** BEGIN **
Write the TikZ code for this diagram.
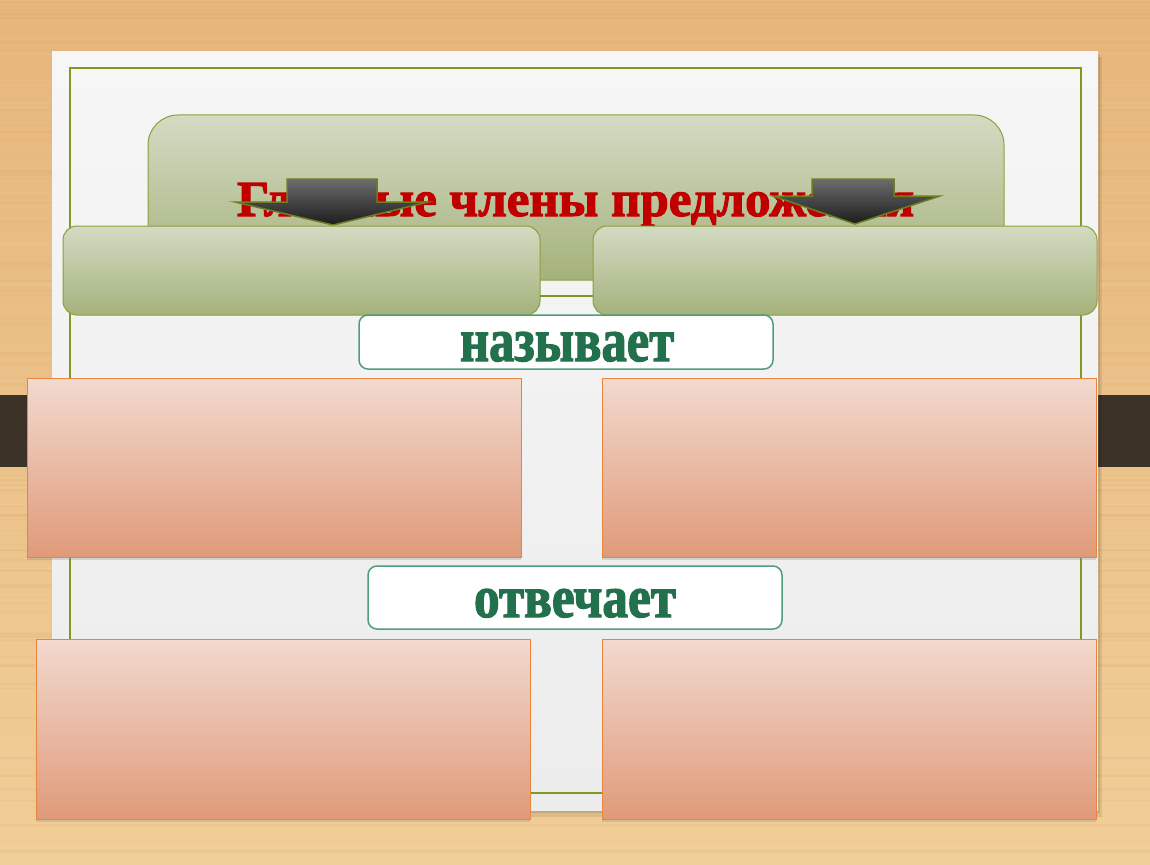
\documentclass[tikz,border=0pt]{standalone}
\usepackage{fontspec}
\setmainfont{Liberation Serif}
\newfontfamily\heavyfont{Liberation Serif}[BoldFeatures={FakeBold=2.2}]
\usetikzlibrary{shadows,calc}
\definecolor{woodtop}{HTML}{E6B67C}
\definecolor{woodbot}{HTML}{F0CE97}
\definecolor{wooddark}{HTML}{D89B5E}
\definecolor{woodlight}{HTML}{F4D6A2}
\definecolor{darkband}{HTML}{3D3228}
\definecolor{paper}{HTML}{F6F6F6}
\definecolor{paperbot}{HTML}{ECECEC}
\definecolor{framecol}{HTML}{7E9A24}
\definecolor{olivebd}{HTML}{8AA03A}
\definecolor{greentop}{HTML}{D3DBC3}
\definecolor{greenmid}{HTML}{C0C9A6}
\definecolor{greenbot}{HTML}{A4B27B}
\definecolor{titlered}{HTML}{C00000}
\definecolor{tealbd}{HTML}{4F9E79}
\definecolor{tealtext}{HTML}{22704C}
\definecolor{pinktop}{HTML}{F2D9CE}
\definecolor{pinkmid}{HTML}{E8B9A3}
\definecolor{pinkbot}{HTML}{E09A7A}
\definecolor{pinkbd}{HTML}{E8843C}
\definecolor{arrowtop}{HTML}{6C6C6C}
\definecolor{arrowbot}{HTML}{1C1C1C}
\definecolor{arrowbd}{HTML}{6B7F22}
\tikzset{
  greenbox/.style={draw=olivebd, line width=1pt, top color=greentop, middle color=greenmid, bottom color=greenbot, inner sep=0pt, outer sep=0pt},
  pinkbox/.style={draw=pinkbd, line width=1pt, top color=pinktop, middle color=pinkmid, bottom color=pinkbot, inner sep=0pt, outer sep=0pt,
     drop shadow={opacity=0.25, shadow xshift=0pt, shadow yshift=-3pt}},
  labelbox/.style={draw=tealbd, line width=1.5pt, fill=white, rounded corners=9pt, inner sep=0pt, outer sep=0pt},
  arrowshape/.style={draw=arrowbd, line width=1.5pt, line join=miter, top color=arrowtop, bottom color=arrowbot},
  frameline/.style={draw=framecol, line width=2pt},
  txt/.style={inner sep=0pt, outer sep=0pt, anchor=base west},
}
\begin{document}
\begin{tikzpicture}[x=1pt, y=-1pt]
\useasboundingbox (0,0) rectangle (1150,864);
% wood background
\shade[top color=woodtop, bottom color=woodbot] (0,0) rectangle (1150,864);
\pgfmathsetseed{11}
\foreach \i in {1,...,110}{
  \pgfmathsetmacro{\yy}{rnd*864}
  \pgfmathsetmacro{\hh}{0.6+rnd*2.5}
  \pgfmathsetmacro{\oo}{0.05+rnd*0.08}
  \fill[wooddark, opacity=\oo] (0,\yy) rectangle (1150,\yy+\hh);
}
\foreach \i in {1,...,50}{
  \pgfmathsetmacro{\yy}{rnd*864}
  \pgfmathsetmacro{\hh}{0.6+rnd*2}
  \fill[woodlight, opacity=0.15] (0,\yy) rectangle (1150,\yy+\hh);
}
\fill[darkband] (0,395) rectangle (1150,467);
% paper with shadow
\fill[black, opacity=0.08] (56,57) rectangle (1102,817);
\fill[black, opacity=0.10] (54,54) rectangle (1100,813);
\shade[top color=paper, bottom color=paperbot] (52,52) rectangle (1098,810);
\node[frameline, inner sep=0pt, outer sep=0pt, minimum width=1011pt, minimum height=725pt] (frame) at (575.5,430.5) {};
% title box
\node[greenbox, rounded corners=30pt, minimum width=856pt, minimum height=165pt] (title) at (576,197.5) {};
\node[txt, text=titlered] (titletext) at (237,216) {\resizebox{677pt}{33pt}{\heavyfont\bfseries Главные члены предложения}};
% arrows
\draw[arrowshape] (287,179) -- (377,179) -- (377,202) -- (428,202) -- (333,225) -- (235,202) -- (287,202) -- cycle;
\draw[arrowshape] (812,179) -- (894,179) -- (894,196) -- (940,196) -- (855,224) -- (773,196) -- (812,196) -- cycle;
% lower green boxes
\node[greenbox, rounded corners=14pt, minimum width=477pt, minimum height=89pt] (gl) at (301.5,270.5) {};
\node[greenbox, rounded corners=14pt, minimum width=504pt, minimum height=89pt] (gr) at (845,270.5) {};
\coordinate (midy) at (0,296);
\draw[draw=framecol, line width=1.5pt] (gl.east |- midy) -- (gr.west |- midy);
% label "называет"
\node[labelbox, minimum width=414pt, minimum height=54pt] (nazyv) at (566,342) {};
\node[txt, text=tealtext] (nazyvtext) at (460,361) {\resizebox{214pt}{29pt}{\heavyfont\bfseries называет}};
% pink boxes
\node[pinkbox, minimum width=494pt, minimum height=179pt] (ptl) at (274,467.5) {};
\node[pinkbox, minimum width=494pt, minimum height=179pt] (ptr) at (849,467.5) {};
% label "отвечает"
\node[labelbox, minimum width=414pt, minimum height=63pt] (otv) at (575,597.5) {};
\node[txt, text=tealtext] (otvtext) at (474,617) {\resizebox{202pt}{28pt}{\heavyfont\bfseries отвечает}};
\node[pinkbox, minimum width=494pt, minimum height=180pt] (pbl) at (283,729) {};
\node[pinkbox, minimum width=494pt, minimum height=180pt] (pbr) at (849,729) {};
\end{tikzpicture}
\end{document}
** END **
▶ Written problem
Pictures are to be left out; repeat all the remaining data exactly.

▶ Completed exercise
Write the TikZ code for this diagram.
\documentclass[tikz,border=0pt]{standalone}
\usepackage{fontspec}
\setmainfont{Liberation Serif}
\newfontfamily\heavyfont{Liberation Serif}[BoldFeatures={FakeBold=2.2}]
\usetikzlibrary{shadows,calc}
\definecolor{woodtop}{HTML}{E6B67C}
\definecolor{woodbot}{HTML}{F0CE97}
\definecolor{wooddark}{HTML}{D89B5E}
\definecolor{woodlight}{HTML}{F4D6A2}
\definecolor{darkband}{HTML}{3D3228}
\definecolor{paper}{HTML}{F6F6F6}
\definecolor{paperbot}{HTML}{ECECEC}
\definecolor{framecol}{HTML}{7E9A24}
\definecolor{olivebd}{HTML}{8AA03A}
\definecolor{greentop}{HTML}{D3DBC3}
\definecolor{greenmid}{HTML}{C0C9A6}
\definecolor{greenbot}{HTML}{A4B27B}
\definecolor{titlered}{HTML}{C00000}
\definecolor{tealbd}{HTML}{4F9E79}
\definecolor{tealtext}{HTML}{22704C}
\definecolor{pinktop}{HTML}{F2D9CE}
\definecolor{pinkmid}{HTML}{E8B9A3}
\definecolor{pinkbot}{HTML}{E09A7A}
\definecolor{pinkbd}{HTML}{E8843C}
\definecolor{arrowtop}{HTML}{6C6C6C}
\definecolor{arrowbot}{HTML}{1C1C1C}
\definecolor{arrowbd}{HTML}{6B7F22}
\tikzset{
  greenbox/.style={draw=olivebd, line width=1pt, top color=greentop, middle color=greenmid, bottom color=greenbot, inner sep=0pt, outer sep=0pt},
  pinkbox/.style={draw=pinkbd, line width=1pt, top color=pinktop, middle color=pinkmid, bottom color=pinkbot, inner sep=0pt, outer sep=0pt,
     drop shadow={opacity=0.25, shadow xshift=0pt, shadow yshift=-3pt}},
  labelbox/.style={draw=tealbd, line width=1.5pt, fill=white, rounded corners=9pt, inner sep=0pt, outer sep=0pt},
  arrowshape/.style={draw=arrowbd, line width=1.5pt, line join=miter, top color=arrowtop, bottom color=arrowbot},
  frameline/.style={draw=framecol, line width=2pt},
  txt/.style={inner sep=0pt, outer sep=0pt, anchor=base west},
}
\begin{document}
\begin{tikzpicture}[x=1pt, y=-1pt]
\useasboundingbox (0,0) rectangle (1150,864);
% wood background
\shade[top color=woodtop, bottom color=woodbot] (0,0) rectangle (1150,864);
\pgfmathsetseed{11}
\foreach \i in {1,...,110}{
  \pgfmathsetmacro{\yy}{rnd*864}
  \pgfmathsetmacro{\hh}{0.6+rnd*2.5}
  \pgfmathsetmacro{\oo}{0.05+rnd*0.08}
  \fill[wooddark, opacity=\oo] (0,\yy) rectangle (1150,\yy+\hh);
}
\foreach \i in {1,...,50}{
  \pgfmathsetmacro{\yy}{rnd*864}
  \pgfmathsetmacro{\hh}{0.6+rnd*2}
  \fill[woodlight, opacity=0.15] (0,\yy) rectangle (1150,\yy+\hh);
}
\fill[darkband] (0,395) rectangle (1150,467);
% paper with shadow
\fill[black, opacity=0.08] (56,57) rectangle (1102,817);
\fill[black, opacity=0.10] (54,54) rectangle (1100,813);
\shade[top color=paper, bottom color=paperbot] (52,52) rectangle (1098,810);
\node[frameline, inner sep=0pt, outer sep=0pt, minimum width=1011pt, minimum height=725pt] (frame) at (575.5,430.5) {};
% title box
\node[greenbox, rounded corners=30pt, minimum width=856pt, minimum height=165pt] (title) at (576,197.5) {};
\node[txt, text=titlered] (titletext) at (237,216) {\resizebox{677pt}{33pt}{\heavyfont\bfseries Главные члены предложения}};
% arrows
\draw[arrowshape] (287,179) -- (377,179) -- (377,202) -- (428,202) -- (333,225) -- (235,202) -- (287,202) -- cycle;
\draw[arrowshape] (812,179) -- (894,179) -- (894,196) -- (940,196) -- (855,224) -- (773,196) -- (812,196) -- cycle;
% lower green boxes
\node[greenbox, rounded corners=14pt, minimum width=477pt, minimum height=89pt] (gl) at (301.5,270.5) {};
\node[greenbox, rounded corners=14pt, minimum width=504pt, minimum height=89pt] (gr) at (845,270.5) {};
\coordinate (midy) at (0,296);
\draw[draw=framecol, line width=1.5pt] (gl.east |- midy) -- (gr.west |- midy);
% label "называет"
\node[labelbox, minimum width=414pt, minimum height=54pt] (nazyv) at (566,342) {};
\node[txt, text=tealtext] (nazyvtext) at (460,361) {\resizebox{214pt}{29pt}{\heavyfont\bfseries называет}};
% pink boxes
\node[pinkbox, minimum width=494pt, minimum height=179pt] (ptl) at (274,467.5) {};
\node[pinkbox, minimum width=494pt, minimum height=179pt] (ptr) at (849,467.5) {};
% label "отвечает"
\node[labelbox, minimum width=414pt, minimum height=63pt] (otv) at (575,597.5) {};
\node[txt, text=tealtext] (otvtext) at (474,617) {\resizebox{202pt}{28pt}{\heavyfont\bfseries отвечает}};
\node[pinkbox, minimum width=494pt, minimum height=180pt] (pbl) at (283,729) {};
\node[pinkbox, minimum width=494pt, minimum height=180pt] (pbr) at (849,729) {};
\end{tikzpicture}
\end{document}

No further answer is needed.